Copy exactly the lines that run from the top of the listing to the line containing "mks_b_dens = [1.0]", both ends included, and omit the pictures.

SOURCE MATERIAL:
>> Begin
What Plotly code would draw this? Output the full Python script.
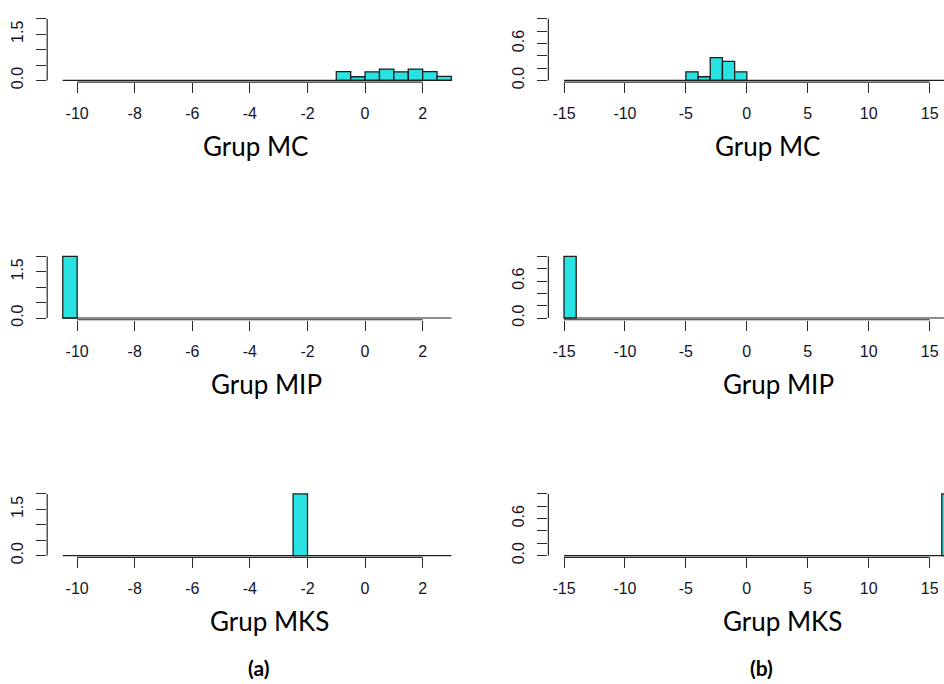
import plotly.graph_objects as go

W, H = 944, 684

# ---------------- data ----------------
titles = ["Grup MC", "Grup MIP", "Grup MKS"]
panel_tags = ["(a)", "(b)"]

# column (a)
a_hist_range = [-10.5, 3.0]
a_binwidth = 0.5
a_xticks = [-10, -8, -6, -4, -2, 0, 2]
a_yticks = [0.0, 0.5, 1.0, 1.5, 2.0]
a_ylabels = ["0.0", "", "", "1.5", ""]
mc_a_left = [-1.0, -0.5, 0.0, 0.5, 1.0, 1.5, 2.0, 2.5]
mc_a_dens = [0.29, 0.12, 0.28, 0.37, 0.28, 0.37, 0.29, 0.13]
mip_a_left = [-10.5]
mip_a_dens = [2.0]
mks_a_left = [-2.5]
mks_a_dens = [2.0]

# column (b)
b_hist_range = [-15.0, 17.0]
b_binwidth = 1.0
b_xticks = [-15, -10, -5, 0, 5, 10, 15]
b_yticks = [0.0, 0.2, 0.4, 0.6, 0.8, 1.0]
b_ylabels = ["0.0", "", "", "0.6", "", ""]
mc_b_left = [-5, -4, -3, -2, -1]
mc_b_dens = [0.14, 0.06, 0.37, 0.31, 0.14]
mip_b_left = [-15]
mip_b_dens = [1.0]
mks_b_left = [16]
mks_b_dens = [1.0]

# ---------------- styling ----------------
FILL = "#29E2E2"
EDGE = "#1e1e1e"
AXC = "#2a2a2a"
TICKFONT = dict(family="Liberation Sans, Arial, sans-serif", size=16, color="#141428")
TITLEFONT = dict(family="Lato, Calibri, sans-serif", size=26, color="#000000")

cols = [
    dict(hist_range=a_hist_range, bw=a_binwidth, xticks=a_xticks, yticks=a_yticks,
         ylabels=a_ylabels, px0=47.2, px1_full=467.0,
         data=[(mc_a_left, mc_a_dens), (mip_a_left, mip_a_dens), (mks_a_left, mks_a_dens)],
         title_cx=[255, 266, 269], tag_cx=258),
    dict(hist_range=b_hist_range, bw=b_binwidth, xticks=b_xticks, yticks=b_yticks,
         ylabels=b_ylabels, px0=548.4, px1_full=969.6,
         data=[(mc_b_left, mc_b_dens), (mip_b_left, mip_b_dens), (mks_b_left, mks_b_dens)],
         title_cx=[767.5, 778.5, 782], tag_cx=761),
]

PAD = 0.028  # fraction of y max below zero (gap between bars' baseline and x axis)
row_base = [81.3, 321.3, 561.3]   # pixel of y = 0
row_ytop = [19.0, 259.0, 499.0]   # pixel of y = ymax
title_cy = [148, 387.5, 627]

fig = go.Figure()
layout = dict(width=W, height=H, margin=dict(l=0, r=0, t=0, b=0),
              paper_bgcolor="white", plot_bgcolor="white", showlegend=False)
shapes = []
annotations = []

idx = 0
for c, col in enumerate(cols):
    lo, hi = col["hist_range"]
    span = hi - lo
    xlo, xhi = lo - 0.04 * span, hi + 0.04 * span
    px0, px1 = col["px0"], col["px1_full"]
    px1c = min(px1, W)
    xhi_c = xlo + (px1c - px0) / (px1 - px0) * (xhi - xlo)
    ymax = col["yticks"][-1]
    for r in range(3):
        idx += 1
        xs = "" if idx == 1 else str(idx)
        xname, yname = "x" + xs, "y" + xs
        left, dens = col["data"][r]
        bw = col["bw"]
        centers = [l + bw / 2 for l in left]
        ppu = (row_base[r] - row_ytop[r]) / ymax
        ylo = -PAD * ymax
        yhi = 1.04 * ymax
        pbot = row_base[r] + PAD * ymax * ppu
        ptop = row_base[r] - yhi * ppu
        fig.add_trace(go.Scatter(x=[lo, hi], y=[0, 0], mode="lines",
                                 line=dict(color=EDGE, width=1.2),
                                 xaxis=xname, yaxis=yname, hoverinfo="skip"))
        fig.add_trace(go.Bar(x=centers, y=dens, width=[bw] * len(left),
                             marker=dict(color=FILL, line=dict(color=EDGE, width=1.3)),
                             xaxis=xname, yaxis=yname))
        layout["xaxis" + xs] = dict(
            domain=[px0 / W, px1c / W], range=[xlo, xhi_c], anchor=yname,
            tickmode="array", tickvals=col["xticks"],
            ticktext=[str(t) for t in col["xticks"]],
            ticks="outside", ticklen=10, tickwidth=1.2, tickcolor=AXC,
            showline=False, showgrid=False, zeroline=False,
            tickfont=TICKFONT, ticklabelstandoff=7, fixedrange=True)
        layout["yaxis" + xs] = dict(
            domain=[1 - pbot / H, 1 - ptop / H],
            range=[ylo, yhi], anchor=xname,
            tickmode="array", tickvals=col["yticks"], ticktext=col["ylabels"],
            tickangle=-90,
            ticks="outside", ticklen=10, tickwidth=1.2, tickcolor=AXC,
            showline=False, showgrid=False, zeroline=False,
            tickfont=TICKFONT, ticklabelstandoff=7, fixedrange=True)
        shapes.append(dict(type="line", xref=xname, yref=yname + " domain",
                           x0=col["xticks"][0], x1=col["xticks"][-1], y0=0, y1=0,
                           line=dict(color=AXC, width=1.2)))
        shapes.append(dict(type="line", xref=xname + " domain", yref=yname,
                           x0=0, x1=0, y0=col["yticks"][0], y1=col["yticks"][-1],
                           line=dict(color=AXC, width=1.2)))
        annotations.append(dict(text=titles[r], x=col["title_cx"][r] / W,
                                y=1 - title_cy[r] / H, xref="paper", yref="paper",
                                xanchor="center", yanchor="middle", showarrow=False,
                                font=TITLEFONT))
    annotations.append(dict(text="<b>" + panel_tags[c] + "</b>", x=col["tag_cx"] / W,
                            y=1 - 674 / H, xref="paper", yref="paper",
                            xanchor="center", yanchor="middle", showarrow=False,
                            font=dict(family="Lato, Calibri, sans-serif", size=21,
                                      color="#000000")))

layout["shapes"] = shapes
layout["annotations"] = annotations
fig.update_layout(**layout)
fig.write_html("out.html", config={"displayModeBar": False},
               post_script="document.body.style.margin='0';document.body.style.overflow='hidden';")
>> End
WRITTEN ANSWER:
What Plotly code would draw this? Output the full Python script.
import plotly.graph_objects as go

W, H = 944, 684

# ---------------- data ----------------
titles = ["Grup MC", "Grup MIP", "Grup MKS"]
panel_tags = ["(a)", "(b)"]

# column (a)
a_hist_range = [-10.5, 3.0]
a_binwidth = 0.5
a_xticks = [-10, -8, -6, -4, -2, 0, 2]
a_yticks = [0.0, 0.5, 1.0, 1.5, 2.0]
a_ylabels = ["0.0", "", "", "1.5", ""]
mc_a_left = [-1.0, -0.5, 0.0, 0.5, 1.0, 1.5, 2.0, 2.5]
mc_a_dens = [0.29, 0.12, 0.28, 0.37, 0.28, 0.37, 0.29, 0.13]
mip_a_left = [-10.5]
mip_a_dens = [2.0]
mks_a_left = [-2.5]
mks_a_dens = [2.0]

# column (b)
b_hist_range = [-15.0, 17.0]
b_binwidth = 1.0
b_xticks = [-15, -10, -5, 0, 5, 10, 15]
b_yticks = [0.0, 0.2, 0.4, 0.6, 0.8, 1.0]
b_ylabels = ["0.0", "", "", "0.6", "", ""]
mc_b_left = [-5, -4, -3, -2, -1]
mc_b_dens = [0.14, 0.06, 0.37, 0.31, 0.14]
mip_b_left = [-15]
mip_b_dens = [1.0]
mks_b_left = [16]
mks_b_dens = [1.0]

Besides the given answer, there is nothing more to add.